Vovó tinha mais ou menos a mesma altura e cabelos fartos e brancos. Dizem que tinha gênio pacato (sangue de barata, dizia vovô) até a ida do filho para a guerra. A partir daí passou a ficar muito encrenqueira, exceto para com os netos.
Nessa casa e sem ocupação outra que pequenos consertos na própria casa, a pitada nos cigarros que ele mesmo fazia e a leitura de jornais, Alberto Antônio, homem dinâmico, ia envelhecendo. Salvo algumas viagens à casa da filha em São Paulo ou a Campos, onde morava o filho caçula, ele pouco saía da apartamento. Maria ainda andava um pouco, indo diariamente à missa na igreja de Santa Terezinha.
Neste estado de coisas, Alberto Antônio vivia até que, em agosto de 1968 sentiu-se muito mal.

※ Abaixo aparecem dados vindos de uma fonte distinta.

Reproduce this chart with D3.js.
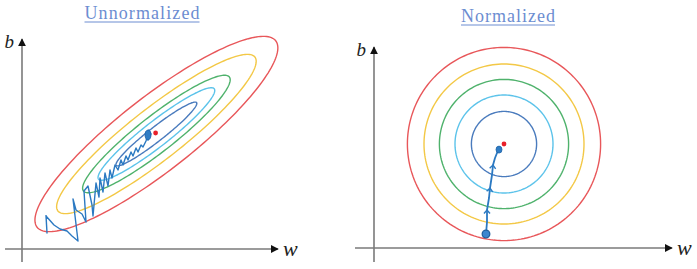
<!DOCTYPE html>
<html>
<head>
<meta charset="utf-8">
<script src="https://cdn.jsdelivr.net/npm/d3@7"></script>
<style>
  body { margin: 0; background: #fff; }
  svg { display: block; }
</style>
</head>
<body>
<div id="chart"></div>
<script>
// contour levels, outermost first
const levelColors = ["#e8575a", "#f3c846", "#4fb26c", "#5cc3ea", "#4a7bbd"];

// unnormalized: elongated ellipses (data units)
const leftCenter = [6.72, 5.75];
const leftAngle = 38;
const leftSemiMajor = [7.57, 6.25, 4.63, 3.67, 2.55];
const leftSemiMinor = [1.85, 1.3, 0.9, 0.63, 0.36];
const leftMin = [6.68, 5.8];
const leftPath = [
  [1.20, 1.70], [1.25, 0.80], [1.20, 1.65], [1.60, 1.20], [1.90, 1.00], [2.25, 0.90],
  [2.50, 0.65], [2.80, 0.40], [2.55, 2.50], [2.70, 1.95], [3.00, 1.75], [3.20, 1.35],
  [3.10, 2.90], [3.30, 3.15], [3.50, 2.20], [3.55, 1.65], [3.70, 3.30], [3.85, 2.60],
  [3.90, 3.55], [4.05, 2.85], [4.15, 3.80], [4.30, 3.15], [4.40, 3.95], [4.50, 3.55],
  [4.65, 4.20], [4.80, 3.95], [4.95, 4.45], [5.05, 4.20], [5.20, 4.65], [5.30, 4.45],
  [5.45, 4.85], [5.55, 4.65], [5.70, 5.05], [5.80, 4.85], [5.95, 5.20], [6.05, 5.10],
  [6.20, 5.40], [6.25, 5.60], [6.20, 5.85], [6.35, 5.95], [6.45, 5.75], [6.30, 5.45],
  [6.20, 5.65], [6.40, 5.70]
];
const leftBlob = [[6.30, 5.70]];

// normalized: concentric circles
const rightCenter = [6.5, 5.2];
const rightRadius = [4.83, 4.0, 3.23, 2.45, 1.63];
const rightMin = [6.5, 5.2];
const rightPath = [
  [5.60, 0.70], [5.65, 1.30], [5.65, 1.90], [5.75, 2.50], [5.80, 3.00], [5.90, 3.65],
  [5.95, 4.15], [6.05, 4.50], [6.15, 4.75], [6.25, 4.90], [6.30, 5.00]
];
const rightArrows = [2, 4, 6];
const rightBlob = [[6.25, 4.92]];

const W = 697, H = 269;
const svg = d3.select("#chart").append("svg")
  .attr("width", W).attr("height", H);

const defs = svg.append("defs");
defs.append("marker")
  .attr("id", "axisArrow")
  .attr("viewBox", "0 0 10 10")
  .attr("refX", 9).attr("refY", 5)
  .attr("markerWidth", 8).attr("markerHeight", 8)
  .attr("markerUnits", "userSpaceOnUse")
  .attr("orient", "auto")
  .append("path").attr("d", "M0,0L10,5L0,10Z").attr("fill", "#111");

const pathColor = "#2b79c2";
const line = d3.line();

function panel(opt) {
  const x = d3.scaleLinear().domain(opt.xDomain).range(opt.xRange);
  const y = d3.scaleLinear().domain(opt.yDomain).range(opt.yRange);
  const g = svg.append("g");

  // title
  g.append("text")
    .attr("x", opt.titleX).attr("y", opt.titleY)
    .attr("text-anchor", "middle")
    .attr("font-family", "Liberation Serif, serif")
    .attr("font-size", 18)
    .attr("textLength", opt.titleW)
    .attr("fill", "#6c8dd1")
    .text(opt.title);
  g.append("line")
    .attr("x1", opt.titleX - opt.titleW / 2).attr("x2", opt.titleX + opt.titleW / 2)
    .attr("y1", opt.titleY + 3).attr("y2", opt.titleY + 3)
    .attr("stroke", "#6c8dd1").attr("stroke-width", 1);

  // axes
  g.append("line")
    .attr("x1", x(opt.xDomain[0]) - opt.overX).attr("y1", y(0))
    .attr("x2", x(opt.xDomain[1])).attr("y2", y(0))
    .attr("stroke", "#7a7a7a").attr("stroke-width", 1.6)
    .attr("marker-end", "url(#axisArrow)");
  g.append("line")
    .attr("x1", x(0)).attr("y1", y(opt.yDomain[0]) + opt.overY)
    .attr("x2", x(0)).attr("y2", y(opt.yDomain[1]))
    .attr("stroke", "#7a7a7a").attr("stroke-width", 1.6)
    .attr("marker-end", "url(#axisArrow)");
  g.append("text")
    .attr("x", x(0) - 8).attr("y", y(opt.yDomain[1]) + 9)
    .attr("text-anchor", "end")
    .attr("font-family", "Liberation Serif, serif").attr("font-style", "italic")
    .attr("font-size", 19).attr("fill", "#222")
    .text("b");
  g.append("text")
    .attr("x", x(opt.xDomain[1]) + 5).attr("y", y(0) + 7)
    .attr("font-family", "Liberation Serif, serif").attr("font-style", "italic")
    .attr("font-size", 22).attr("fill", "#222")
    .text("w");

  // contours
  const angles = d3.range(0, 360, 2).map(d => d * Math.PI / 180);
  opt.contours.forEach((c, i) => {
    const th = c.angle * Math.PI / 180;
    const pts = angles.map(a => {
      const u = c.a * Math.cos(a), v = c.b * Math.sin(a);
      return [x(c.cx + u * Math.cos(th) - v * Math.sin(th)),
              y(c.cy + u * Math.sin(th) + v * Math.cos(th))];
    });
    g.append("path")
      .attr("d", d3.line().curve(d3.curveLinearClosed)(pts))
      .attr("fill", "none")
      .attr("stroke", levelColors[i])
      .attr("stroke-width", 1.4);
  });

  // descent path
  g.append("path")
    .attr("d", line(opt.path.map(p => [x(p[0]), y(p[1])])))
    .attr("fill", "none")
    .attr("stroke", pathColor)
    .attr("stroke-width", opt.pathW)
    .attr("stroke-linejoin", "round");

  (opt.arrows || []).forEach(i => {
    const p0 = opt.path[i - 1], p1 = opt.path[i];
    const ang = Math.atan2(y(p1[1]) - y(p0[1]), x(p1[0]) - x(p0[0])) * 180 / Math.PI;
    g.append("path")
      .attr("d", "M-3.5,-3L0,0L-3.5,3")
      .attr("transform", `translate(${x(p1[0])},${y(p1[1])}) rotate(${ang})`)
      .attr("fill", "none").attr("stroke", pathColor).attr("stroke-width", 1.4);
  });

  if (opt.start) {
    g.append("circle")
      .attr("cx", x(opt.path[0][0])).attr("cy", y(opt.path[0][1]))
      .attr("r", 3.8).attr("fill", "#3b86cf").attr("stroke", "#1f5f9e").attr("stroke-width", 1.3);
  }

  g.selectAll(null).data(opt.blob).join("ellipse")
    .attr("cx", d => x(d[0])).attr("cy", d => y(d[1]))
    .attr("rx", opt.blobR[0]).attr("ry", opt.blobR[1])
    .attr("fill", "#2f7cc4").attr("stroke", "#1f63a8").attr("stroke-width", 0.8);

  g.append("circle")
    .attr("cx", x(opt.min[0])).attr("cy", y(opt.min[1]))
    .attr("r", 2.4).attr("fill", "#e8202a");
}

panel({
  title: "Unnormalized", titleX: 142, titleY: 19, titleW: 115,
  xDomain: [0, 12.8], xRange: [22, 278],
  yDomain: [0, 10.5], yRange: [249, 39],
  overX: 17, overY: 13,
  contours: leftSemiMajor.map((a, i) => ({
    cx: leftCenter[0], cy: leftCenter[1], a: a, b: leftSemiMinor[i], angle: leftAngle
  })),
  path: leftPath, pathW: 1.4, blob: leftBlob, blobR: [3, 5], min: leftMin, start: false
});

panel({
  title: "Normalized", titleX: 508, titleY: 22, titleW: 94,
  xDomain: [0, 14.9], xRange: [374, 672],
  yDomain: [0, 10.05], yRange: [248, 47],
  overX: 19, overY: 14,
  contours: rightRadius.map(r => ({
    cx: rightCenter[0], cy: rightCenter[1], a: r, b: r, angle: 0
  })),
  path: rightPath, pathW: 1.8, arrows: rightArrows, blob: rightBlob, blobR: [3, 3.5], min: rightMin, start: true
});
</script>
</body>
</html>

O filho Carlos Alberto fiscal do INPS, estava a serviço em Cornélio Procópio (PR). Sua filha e o genro Pedro foram ao Rio buscá-lo para recuperar-se em São Paulo e souberam que fôra internado pelo sobrinho Nilson no Hospital Nossa Senhora do Carmo, de cuja Ordem Alberto Antônio era irmão. Porém pouco pôde ser feito e a 25 de agosto de 1968 ele desaparecia.
Seu corpo foi sepultado no cemitério da Ordem (no Caju), no Rio de Janeiro mesmo às exéquias compareceram inúmeros parentes e amigos, inclusive o Dr. Ernane Galvêas, que, como Dutra profetizara muitos anos antes, chegou a ministro, em janeiro de 1980.
Em fins de 1986 ela foi morar em São Paulo, com a filha que havia ficado viúva. Como Maria Izabel morreu de repente (Branca só iria saber disso muitos meses depois), os filhos disseram que a irmã estava internada em estado grave e, por isso, iriam levá-la (Branca) para Campos, para a casa do filho Betinho. Por azar, naquela manhã faltou luz no prédio em que Maria Izabel morava. Branca. Branca foi descida os seis andares em uma cadeira levada pelos netos Marco Polo e Paulo de Tarso. Essa cadeira levou Maria Izabel ao hospital onde morreu e também Branca de São Paulo, para sempre.
Ficou alguns poucos meses no Rio, passando a morar na Casa de Saúde São Luis (no bairro do Caju) a 6 de dezembro de 1987. Quase cega e surda, embora não de todo alienada do mundo. Recebia visita diário do filho Carlos Alberto. Entretanto, não há como negar, que ela vivia solitariamente. No Natal de 1988 os netos de São Paulo foram comemorar a data com ela porém Branca não mais os reconheceu. Era o princípio do fim. Debilitada por se recusar a comer ela foi levada à enfermaria do asilo, onde era alimentada com soro. Poucos dias depois, a 8 de janeiro de 1989 entregou, por fim, sua alma a Deus. Seu corpo foi depositado no cemitério do Caju, onde o marido descansava.